§ What the task asks
Repeat every line of the listing below exactly, minus the pictures.
Begin Information provided
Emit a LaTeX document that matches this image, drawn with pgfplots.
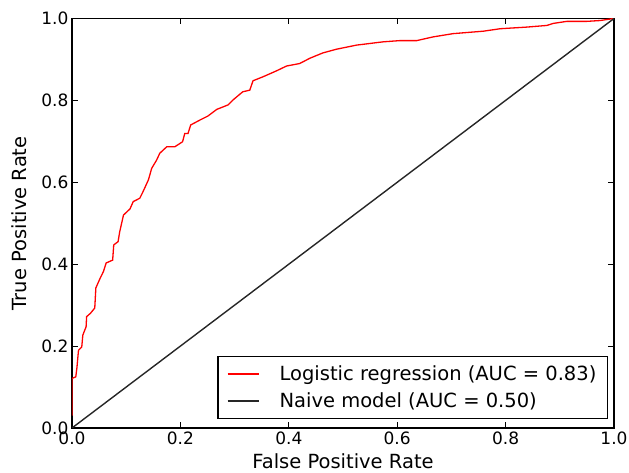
\documentclass[border=0pt]{standalone}
\usepackage{fontspec}
\setmainfont{DejaVu Sans}
\usepackage{pgfplots}
\pgfplotsset{compat=1.18}
\begin{document}
\begin{tikzpicture}
\begin{axis}[
  scale only axis,
  width=542pt, height=409.5pt,
  xmin=0, xmax=1, ymin=0, ymax=1,
  xtick={0,0.2,0.4,0.6,0.8,1.0},
  ytick={0,0.2,0.4,0.6,0.8,1.0},
  xticklabels={0.0,0.2,0.4,0.6,0.8,1.0},
  yticklabels={0.0,0.2,0.4,0.6,0.8,1.0},
  tick label style={font=\fontsize{17}{19}\selectfont},
  xlabel={False Positive Rate},
  ylabel={True Positive Rate},
  label style={font=\fontsize{19.5}{22}\selectfont},
  xlabel style={yshift=-2pt},
  ylabel style={yshift=8pt},
  axis line style={line width=1.3pt},
  tick style={line width=0.9pt, black},
  major tick length=6pt,
  tick align=inside,
  legend style={
    at={(rel axis cs:0.989,0.022)}, anchor=south east,
    font=\fontsize{19.5}{21}\selectfont,
    draw=black, line width=1.3pt,
    inner xsep=9pt, inner ysep=7pt,
    row sep=7pt,
  },
  legend cell align=left,
]
\addlegendimage{legend image code/.code={\draw[red, line width=1.5pt] (0pt,0pt) -- (31pt,0pt); \path[draw=none] (0pt,0pt) -- (50pt,0pt);}}
\addlegendentry{Logistic regression (AUC = 0.83)}
\addlegendimage{legend image code/.code={\draw[black!85, line width=1.4pt] (0pt,0pt) -- (31pt,0pt); \path[draw=none] (0pt,0pt) -- (50pt,0pt);}}
\addlegendentry{Naive model (AUC = 0.50)}
\addplot[red, line width=1.3pt, forget plot] coordinates {
(0,0.03) (0,0.121) (0.007,0.125) (0.009,0.146) (0.012,0.19) (0.018,0.198)
(0.020,0.227) (0.026,0.247) (0.027,0.272) (0.034,0.28) (0.042,0.293)
(0.044,0.342) (0.052,0.366) (0.058,0.382) (0.063,0.403) (0.075,0.41)
(0.077,0.447) (0.085,0.455) (0.088,0.479) (0.095,0.52) (0.107,0.535)
(0.113,0.553) (0.125,0.561) (0.131,0.577) (0.141,0.606) (0.147,0.634)
(0.156,0.654) (0.162,0.671) (0.175,0.687) (0.190,0.687) (0.204,0.699)
(0.208,0.719) (0.214,0.719) (0.219,0.740) (0.236,0.752) (0.251,0.762)
(0.267,0.778) (0.288,0.789) (0.297,0.801) (0.315,0.821) (0.328,0.825)
(0.334,0.848) (0.353,0.858) (0.377,0.872) (0.396,0.884) (0.420,0.890)
(0.439,0.903) (0.463,0.916) (0.488,0.925) (0.525,0.935) (0.574,0.943)
(0.605,0.946) (0.636,0.946) (0.666,0.955) (0.703,0.963) (0.759,0.969)
(0.790,0.975) (0.839,0.979) (0.876,0.983) (0.888,0.988) (0.913,0.993)
(0.950,0.993) (0.974,0.995) (1.0,1.0)
};
\addplot[black!85, line width=1.4pt, forget plot] coordinates {(0,0) (1,1)};
\end{axis}
\pgfresetboundingbox
\path[use as bounding box] ([shift={(-72pt,-45pt)}]current axis.south west) rectangle ([shift={(15pt,18.5pt)}]current axis.north east);
\end{tikzpicture}
\end{document}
End Information provided
§ Answer
Emit a LaTeX document that matches this image, drawn with pgfplots.
\documentclass[border=0pt]{standalone}
\usepackage{fontspec}
\setmainfont{DejaVu Sans}
\usepackage{pgfplots}
\pgfplotsset{compat=1.18}
\begin{document}
\begin{tikzpicture}
\begin{axis}[
  scale only axis,
  width=542pt, height=409.5pt,
  xmin=0, xmax=1, ymin=0, ymax=1,
  xtick={0,0.2,0.4,0.6,0.8,1.0},
  ytick={0,0.2,0.4,0.6,0.8,1.0},
  xticklabels={0.0,0.2,0.4,0.6,0.8,1.0},
  yticklabels={0.0,0.2,0.4,0.6,0.8,1.0},
  tick label style={font=\fontsize{17}{19}\selectfont},
  xlabel={False Positive Rate},
  ylabel={True Positive Rate},
  label style={font=\fontsize{19.5}{22}\selectfont},
  xlabel style={yshift=-2pt},
  ylabel style={yshift=8pt},
  axis line style={line width=1.3pt},
  tick style={line width=0.9pt, black},
  major tick length=6pt,
  tick align=inside,
  legend style={
    at={(rel axis cs:0.989,0.022)}, anchor=south east,
    font=\fontsize{19.5}{21}\selectfont,
    draw=black, line width=1.3pt,
    inner xsep=9pt, inner ysep=7pt,
    row sep=7pt,
  },
  legend cell align=left,
]
\addlegendimage{legend image code/.code={\draw[red, line width=1.5pt] (0pt,0pt) -- (31pt,0pt); \path[draw=none] (0pt,0pt) -- (50pt,0pt);}}
\addlegendentry{Logistic regression (AUC = 0.83)}
\addlegendimage{legend image code/.code={\draw[black!85, line width=1.4pt] (0pt,0pt) -- (31pt,0pt); \path[draw=none] (0pt,0pt) -- (50pt,0pt);}}
\addlegendentry{Naive model (AUC = 0.50)}
\addplot[red, line width=1.3pt, forget plot] coordinates {
(0,0.03) (0,0.121) (0.007,0.125) (0.009,0.146) (0.012,0.19) (0.018,0.198)
(0.020,0.227) (0.026,0.247) (0.027,0.272) (0.034,0.28) (0.042,0.293)
(0.044,0.342) (0.052,0.366) (0.058,0.382) (0.063,0.403) (0.075,0.41)
(0.077,0.447) (0.085,0.455) (0.088,0.479) (0.095,0.52) (0.107,0.535)
(0.113,0.553) (0.125,0.561) (0.131,0.577) (0.141,0.606) (0.147,0.634)
(0.156,0.654) (0.162,0.671) (0.175,0.687) (0.190,0.687) (0.204,0.699)
(0.208,0.719) (0.214,0.719) (0.219,0.740) (0.236,0.752) (0.251,0.762)
(0.267,0.778) (0.288,0.789) (0.297,0.801) (0.315,0.821) (0.328,0.825)
(0.334,0.848) (0.353,0.858) (0.377,0.872) (0.396,0.884) (0.420,0.890)
(0.439,0.903) (0.463,0.916) (0.488,0.925) (0.525,0.935) (0.574,0.943)
(0.605,0.946) (0.636,0.946) (0.666,0.955) (0.703,0.963) (0.759,0.969)
(0.790,0.975) (0.839,0.979) (0.876,0.983) (0.888,0.988) (0.913,0.993)
(0.950,0.993) (0.974,0.995) (1.0,1.0)
};
\addplot[black!85, line width=1.4pt, forget plot] coordinates {(0,0) (1,1)};
\end{axis}
\pgfresetboundingbox
\path[use as bounding box] ([shift={(-72pt,-45pt)}]current axis.south west) rectangle ([shift={(15pt,18.5pt)}]current axis.north east);
\end{tikzpicture}
\end{document}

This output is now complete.